[Plotting code records]
* * * *
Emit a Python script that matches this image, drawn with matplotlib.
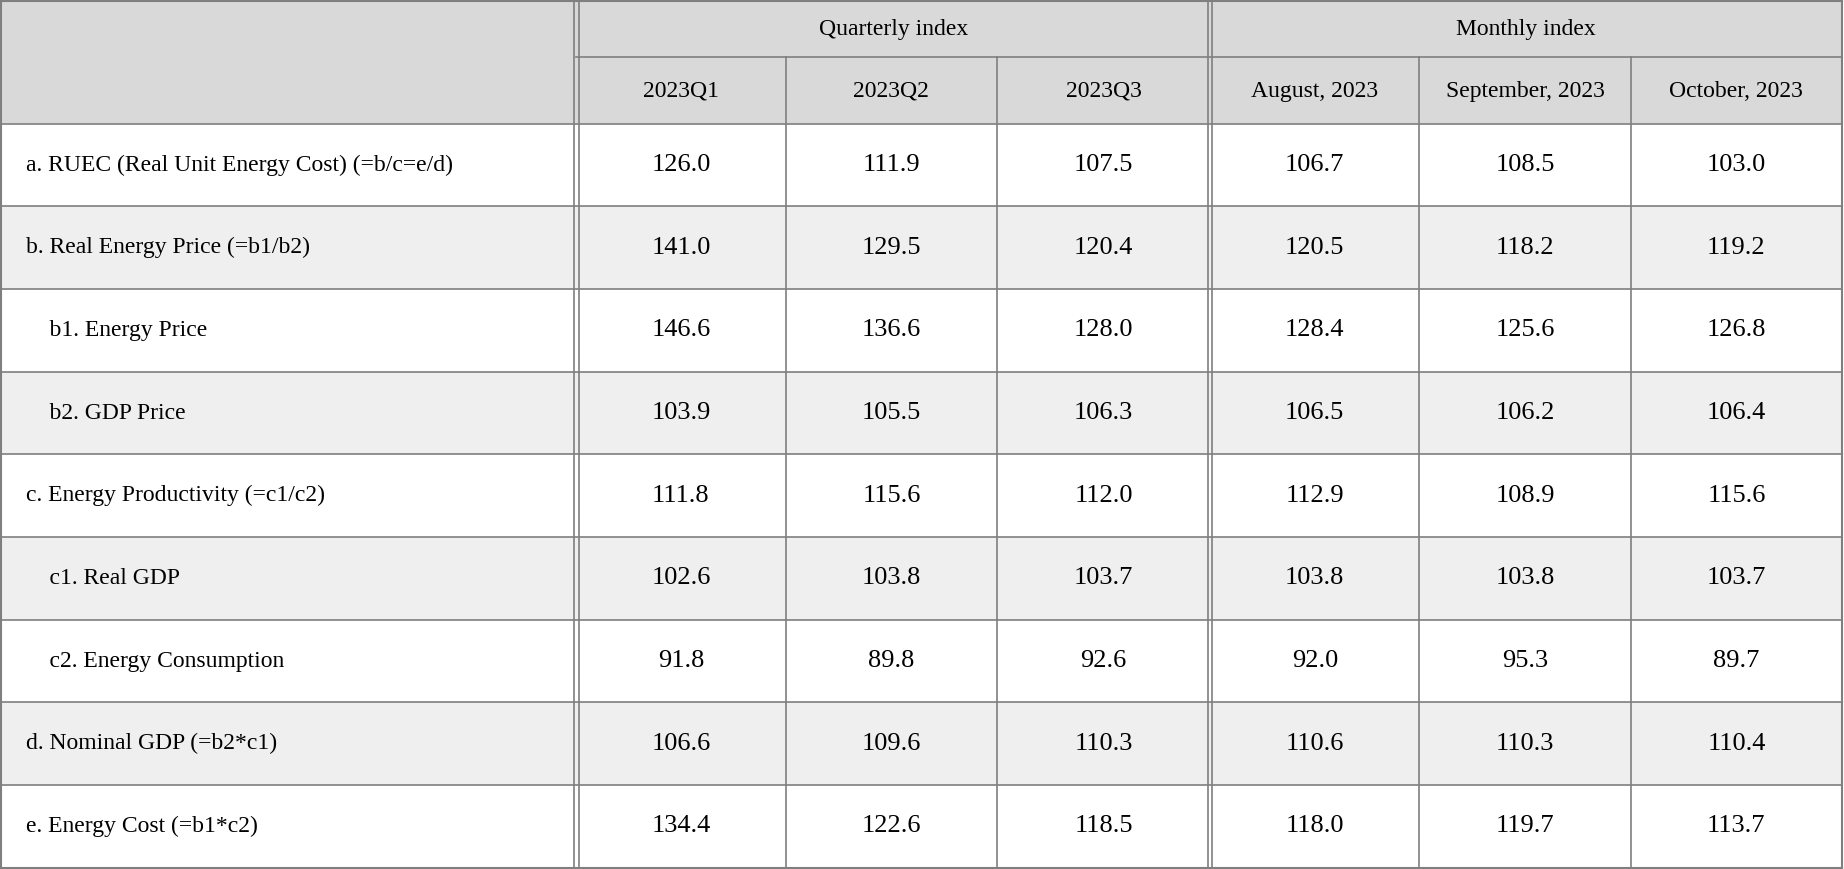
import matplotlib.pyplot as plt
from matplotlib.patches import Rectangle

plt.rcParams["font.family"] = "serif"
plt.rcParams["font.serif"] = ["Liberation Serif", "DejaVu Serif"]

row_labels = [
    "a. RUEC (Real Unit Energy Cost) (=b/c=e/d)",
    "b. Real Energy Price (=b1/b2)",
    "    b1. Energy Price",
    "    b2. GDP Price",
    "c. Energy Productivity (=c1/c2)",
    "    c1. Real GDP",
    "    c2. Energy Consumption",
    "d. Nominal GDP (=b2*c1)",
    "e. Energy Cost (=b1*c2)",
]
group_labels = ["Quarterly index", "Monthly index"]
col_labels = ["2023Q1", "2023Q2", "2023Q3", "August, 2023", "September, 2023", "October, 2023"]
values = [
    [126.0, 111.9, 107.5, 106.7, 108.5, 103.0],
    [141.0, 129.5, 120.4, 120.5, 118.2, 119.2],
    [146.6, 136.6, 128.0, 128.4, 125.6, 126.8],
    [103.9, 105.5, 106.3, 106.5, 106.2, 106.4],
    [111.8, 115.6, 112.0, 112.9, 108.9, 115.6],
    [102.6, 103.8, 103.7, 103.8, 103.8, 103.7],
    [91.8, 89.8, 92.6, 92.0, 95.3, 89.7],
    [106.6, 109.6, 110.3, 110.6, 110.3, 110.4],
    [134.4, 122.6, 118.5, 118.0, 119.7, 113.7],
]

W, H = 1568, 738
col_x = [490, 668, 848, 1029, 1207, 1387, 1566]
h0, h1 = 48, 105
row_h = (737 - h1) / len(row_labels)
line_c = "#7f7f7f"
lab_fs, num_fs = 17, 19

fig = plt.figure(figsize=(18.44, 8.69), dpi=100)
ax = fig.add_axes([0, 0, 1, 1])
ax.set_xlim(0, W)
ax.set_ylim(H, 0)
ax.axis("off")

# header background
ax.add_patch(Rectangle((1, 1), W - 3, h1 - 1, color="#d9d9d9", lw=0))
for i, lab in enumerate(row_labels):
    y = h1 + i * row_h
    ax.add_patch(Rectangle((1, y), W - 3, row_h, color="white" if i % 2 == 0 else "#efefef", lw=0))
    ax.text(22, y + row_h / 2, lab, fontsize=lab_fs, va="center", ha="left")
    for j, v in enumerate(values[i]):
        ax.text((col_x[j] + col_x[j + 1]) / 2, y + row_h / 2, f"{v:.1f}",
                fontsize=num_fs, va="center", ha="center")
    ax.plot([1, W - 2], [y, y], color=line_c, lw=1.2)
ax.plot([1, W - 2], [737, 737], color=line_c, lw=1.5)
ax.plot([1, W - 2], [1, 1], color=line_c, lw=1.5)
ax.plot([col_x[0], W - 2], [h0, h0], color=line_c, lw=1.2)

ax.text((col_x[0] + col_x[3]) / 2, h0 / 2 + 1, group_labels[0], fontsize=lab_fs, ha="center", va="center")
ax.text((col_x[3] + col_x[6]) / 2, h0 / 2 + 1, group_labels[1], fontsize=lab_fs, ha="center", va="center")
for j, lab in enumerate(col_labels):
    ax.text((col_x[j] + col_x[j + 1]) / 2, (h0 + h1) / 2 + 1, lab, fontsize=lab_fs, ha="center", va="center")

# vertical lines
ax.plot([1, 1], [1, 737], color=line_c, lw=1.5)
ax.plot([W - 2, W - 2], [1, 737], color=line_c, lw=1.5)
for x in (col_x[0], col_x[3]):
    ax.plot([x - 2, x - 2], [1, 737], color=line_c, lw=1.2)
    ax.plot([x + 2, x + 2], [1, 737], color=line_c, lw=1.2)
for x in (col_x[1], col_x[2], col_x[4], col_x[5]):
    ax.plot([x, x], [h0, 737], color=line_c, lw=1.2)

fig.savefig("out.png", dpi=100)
* * * *
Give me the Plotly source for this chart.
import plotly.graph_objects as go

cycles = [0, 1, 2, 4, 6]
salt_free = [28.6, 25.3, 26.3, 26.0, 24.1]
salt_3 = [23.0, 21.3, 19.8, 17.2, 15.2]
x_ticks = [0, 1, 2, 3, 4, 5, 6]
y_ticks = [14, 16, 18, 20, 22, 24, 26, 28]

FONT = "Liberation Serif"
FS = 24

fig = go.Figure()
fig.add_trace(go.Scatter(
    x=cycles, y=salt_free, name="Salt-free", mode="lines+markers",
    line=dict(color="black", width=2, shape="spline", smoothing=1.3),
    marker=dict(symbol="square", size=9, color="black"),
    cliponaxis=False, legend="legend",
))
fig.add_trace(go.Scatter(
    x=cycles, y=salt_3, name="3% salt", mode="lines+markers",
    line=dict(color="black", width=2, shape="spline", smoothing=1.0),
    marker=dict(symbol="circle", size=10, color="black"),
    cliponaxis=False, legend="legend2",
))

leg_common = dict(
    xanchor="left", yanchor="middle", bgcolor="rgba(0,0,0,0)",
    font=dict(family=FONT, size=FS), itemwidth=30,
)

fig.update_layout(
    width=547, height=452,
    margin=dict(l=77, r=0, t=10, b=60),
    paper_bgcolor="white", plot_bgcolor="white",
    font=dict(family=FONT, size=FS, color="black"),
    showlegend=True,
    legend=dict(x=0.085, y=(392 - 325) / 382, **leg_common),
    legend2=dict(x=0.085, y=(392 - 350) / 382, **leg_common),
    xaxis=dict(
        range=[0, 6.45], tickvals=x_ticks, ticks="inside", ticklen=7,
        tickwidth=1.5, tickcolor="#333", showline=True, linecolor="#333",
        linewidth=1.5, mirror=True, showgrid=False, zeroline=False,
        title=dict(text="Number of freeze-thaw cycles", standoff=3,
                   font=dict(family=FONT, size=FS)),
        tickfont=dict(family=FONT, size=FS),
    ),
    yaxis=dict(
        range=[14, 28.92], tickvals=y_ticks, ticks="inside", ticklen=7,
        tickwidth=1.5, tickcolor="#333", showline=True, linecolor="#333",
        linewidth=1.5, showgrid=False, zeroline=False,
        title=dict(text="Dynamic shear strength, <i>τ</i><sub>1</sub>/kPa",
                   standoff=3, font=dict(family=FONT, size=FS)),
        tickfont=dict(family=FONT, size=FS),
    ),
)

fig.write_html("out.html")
* * * *
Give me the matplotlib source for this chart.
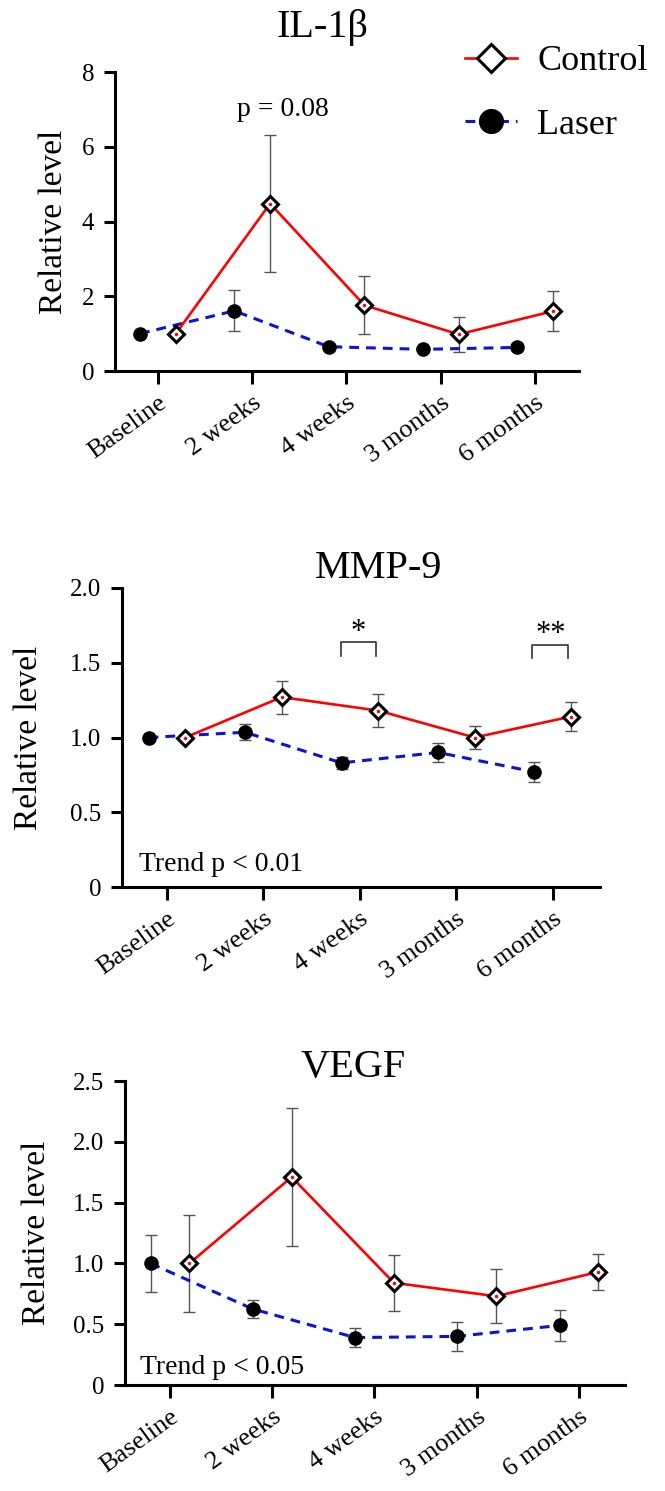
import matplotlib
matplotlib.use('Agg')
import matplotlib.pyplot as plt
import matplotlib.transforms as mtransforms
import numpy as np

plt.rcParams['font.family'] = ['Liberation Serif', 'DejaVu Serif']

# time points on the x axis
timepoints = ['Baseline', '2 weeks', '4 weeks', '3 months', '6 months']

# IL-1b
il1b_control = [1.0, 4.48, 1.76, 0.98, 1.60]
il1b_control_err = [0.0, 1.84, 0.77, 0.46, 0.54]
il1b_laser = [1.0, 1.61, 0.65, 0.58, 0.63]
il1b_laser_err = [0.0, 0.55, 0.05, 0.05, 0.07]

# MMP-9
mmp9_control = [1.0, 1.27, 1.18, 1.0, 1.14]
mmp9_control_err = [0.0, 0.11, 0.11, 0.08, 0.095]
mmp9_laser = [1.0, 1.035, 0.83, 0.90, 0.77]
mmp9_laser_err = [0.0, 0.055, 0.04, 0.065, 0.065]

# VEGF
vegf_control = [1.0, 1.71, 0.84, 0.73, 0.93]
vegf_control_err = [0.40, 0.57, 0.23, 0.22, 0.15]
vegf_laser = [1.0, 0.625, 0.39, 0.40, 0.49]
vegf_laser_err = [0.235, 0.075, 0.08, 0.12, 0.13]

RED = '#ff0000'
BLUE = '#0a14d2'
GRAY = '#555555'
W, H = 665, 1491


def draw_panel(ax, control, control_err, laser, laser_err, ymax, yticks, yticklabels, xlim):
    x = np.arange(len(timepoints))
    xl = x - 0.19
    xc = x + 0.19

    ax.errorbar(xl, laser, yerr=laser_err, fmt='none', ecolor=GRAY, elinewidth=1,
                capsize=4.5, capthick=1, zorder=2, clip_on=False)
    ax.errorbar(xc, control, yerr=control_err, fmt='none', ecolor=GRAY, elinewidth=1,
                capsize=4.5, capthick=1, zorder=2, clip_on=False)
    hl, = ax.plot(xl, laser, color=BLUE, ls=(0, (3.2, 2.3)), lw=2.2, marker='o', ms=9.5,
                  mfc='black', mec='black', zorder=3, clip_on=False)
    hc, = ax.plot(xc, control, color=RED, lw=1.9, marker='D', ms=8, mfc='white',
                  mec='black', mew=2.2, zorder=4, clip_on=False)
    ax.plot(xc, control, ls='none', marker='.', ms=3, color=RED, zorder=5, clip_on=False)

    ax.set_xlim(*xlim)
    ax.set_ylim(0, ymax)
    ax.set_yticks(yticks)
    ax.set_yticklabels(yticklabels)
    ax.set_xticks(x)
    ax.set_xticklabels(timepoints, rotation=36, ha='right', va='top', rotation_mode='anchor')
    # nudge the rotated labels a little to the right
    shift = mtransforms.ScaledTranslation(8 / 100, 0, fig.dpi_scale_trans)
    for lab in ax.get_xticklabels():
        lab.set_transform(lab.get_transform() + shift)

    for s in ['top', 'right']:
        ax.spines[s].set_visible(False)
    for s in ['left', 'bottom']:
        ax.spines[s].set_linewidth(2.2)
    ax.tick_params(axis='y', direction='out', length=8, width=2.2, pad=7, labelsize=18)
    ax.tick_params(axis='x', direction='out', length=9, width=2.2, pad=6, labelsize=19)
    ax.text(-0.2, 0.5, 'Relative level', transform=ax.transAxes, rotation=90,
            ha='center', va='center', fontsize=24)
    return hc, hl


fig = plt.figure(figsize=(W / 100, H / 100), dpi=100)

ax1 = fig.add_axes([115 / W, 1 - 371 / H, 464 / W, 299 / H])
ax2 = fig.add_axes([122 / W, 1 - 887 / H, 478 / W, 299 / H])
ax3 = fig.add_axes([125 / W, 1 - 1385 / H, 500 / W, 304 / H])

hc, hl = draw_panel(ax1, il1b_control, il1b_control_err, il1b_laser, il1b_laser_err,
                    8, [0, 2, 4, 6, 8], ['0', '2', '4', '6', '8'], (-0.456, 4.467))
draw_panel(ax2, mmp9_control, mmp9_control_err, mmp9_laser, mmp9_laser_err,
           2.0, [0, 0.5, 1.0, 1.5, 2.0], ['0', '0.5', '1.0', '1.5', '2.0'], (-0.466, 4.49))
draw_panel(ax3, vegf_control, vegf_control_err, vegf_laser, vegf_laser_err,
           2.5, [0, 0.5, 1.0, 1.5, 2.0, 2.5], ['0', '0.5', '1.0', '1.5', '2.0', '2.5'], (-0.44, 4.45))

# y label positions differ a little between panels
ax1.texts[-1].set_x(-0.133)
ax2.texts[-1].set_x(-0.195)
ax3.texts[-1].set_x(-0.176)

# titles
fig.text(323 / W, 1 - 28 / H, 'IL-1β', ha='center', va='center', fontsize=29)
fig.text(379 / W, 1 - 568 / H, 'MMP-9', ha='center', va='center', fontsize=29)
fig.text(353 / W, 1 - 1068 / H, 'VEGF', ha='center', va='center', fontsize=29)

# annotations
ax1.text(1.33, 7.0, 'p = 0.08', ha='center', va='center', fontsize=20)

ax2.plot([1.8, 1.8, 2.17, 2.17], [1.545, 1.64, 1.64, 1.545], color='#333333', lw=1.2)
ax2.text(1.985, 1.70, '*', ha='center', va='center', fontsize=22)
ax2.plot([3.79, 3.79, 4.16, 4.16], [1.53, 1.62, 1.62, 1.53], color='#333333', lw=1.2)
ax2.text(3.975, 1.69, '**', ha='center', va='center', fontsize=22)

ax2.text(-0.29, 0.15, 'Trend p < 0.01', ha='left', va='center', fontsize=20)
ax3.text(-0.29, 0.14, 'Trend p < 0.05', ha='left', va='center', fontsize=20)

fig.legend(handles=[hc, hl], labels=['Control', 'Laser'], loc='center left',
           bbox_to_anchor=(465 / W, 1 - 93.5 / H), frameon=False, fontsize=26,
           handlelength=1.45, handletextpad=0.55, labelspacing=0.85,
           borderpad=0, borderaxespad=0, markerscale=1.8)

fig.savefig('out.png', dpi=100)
* * * *
• [WHAT THE EXERCISE ASKS]:
Reproduce exactly the run of lines beginning with the one that contains "Give me the matplotlib source for this chart." and ending with the one that contains "timepoints = ['Baseline', '2". Do not include pictures.

• [ANSWER]:
Give me the matplotlib source for this chart.
import matplotlib
matplotlib.use('Agg')
import matplotlib.pyplot as plt
import matplotlib.transforms as mtransforms
import numpy as np

plt.rcParams['font.family'] = ['Liberation Serif', 'DejaVu Serif']

# time points on the x axis
timepoints = ['Baseline', '2 weeks', '4 weeks', '3 months', '6 months']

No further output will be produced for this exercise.